Bulk and Surface Chemistry of the Niobium MAX and MXene Phases from Multinuclear Solid-State NMR Spectroscopy

MXenes, derived from layered MAX phases, are a class of two-dimensional materials with emerging applications in energy storage, electronics, catalysis, and other fields due to their high surface areas, metallic conductivity, biocompatibility, and attractive optoelectronic properties. MXene properties are heavily influenced by their surface chemistry, but a detailed understanding of the surface functionalization is still lacking. Solid-state nuclear magnetic resonance (NMR) spectroscopy is sensitive to the interfacial chemistry, the phase purity including the presence of amorphous/nanocrystalline phases, and the electronic properties of the MXene and MAX phases. In this work, we systematically study the chemistry of Nb MAX and MXene phases, Nb₂AlC, Nb₄AlC₃, Nb₂CT_x, and Nb₄C₃T_x, with their unique electronic and mechanical properties, using solid-state NMR spectroscopy to examine a variety of nuclei (¹H, ¹³C, ¹⁹F, ²⁷Al, and ⁹³Nb) with a range of one- and two-dimensional correlation, wide-line, high-sensitivity, high-resolution, and/or relaxation-filtered experiments. Hydroxide and fluoride terminations are identified, found to be intimately mixed, and their chemical shifts are compared with other MXenes. This multinuclear NMR study demonstrates that diffraction alone is insufficient to characterize the phase composition of MAX and MXene samples as numerous amorphous or nanocrystalline phases are identified including NbC, AlO₆ species, aluminum nitride or oxycarbide, AlF₃·nH₂O, Nb metal, and unreacted MAX phase. To the best of our knowledge, this is the first study to examine the transition-metal resonances directly in MXene samples, and the first ⁹³Nb NMR of any MAX phase.
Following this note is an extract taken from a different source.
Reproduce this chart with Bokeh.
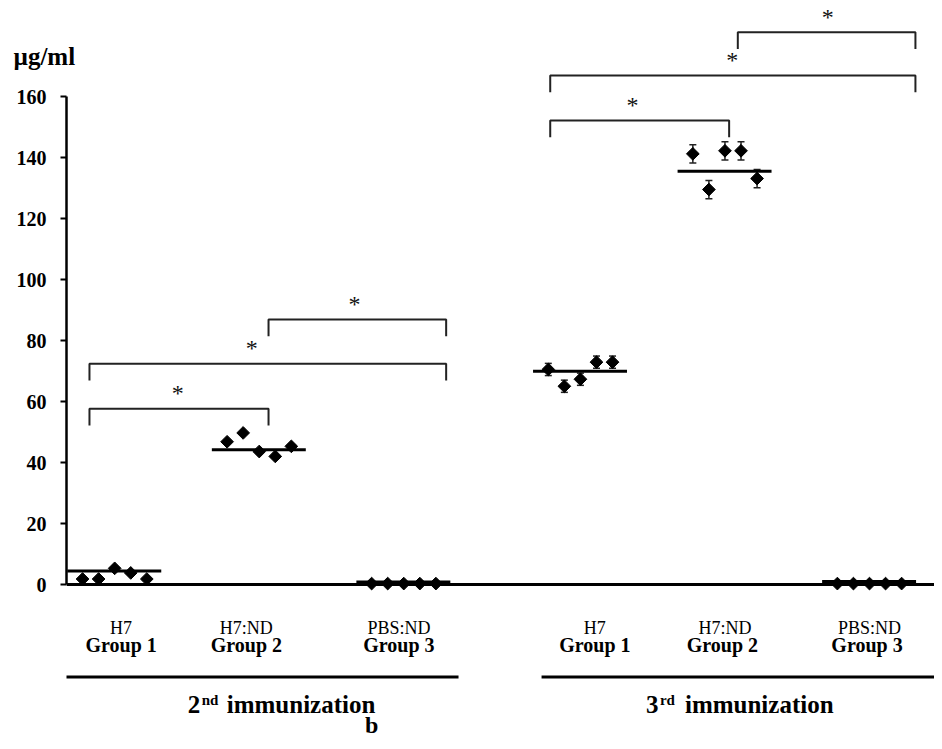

The insights from this work are employed to enable the previously elusive assignment of the complex overlapping ^47/49Ti NMR spectrum of Ti₃AlC₂. The results and methodology presented here provide fundamental insights on MAX and MXene phases and can be used to obtain a more complete picture of MAX and MXene chemistry, to prepare realistic structure models for computational screening, and to guide the analysis of property measurements.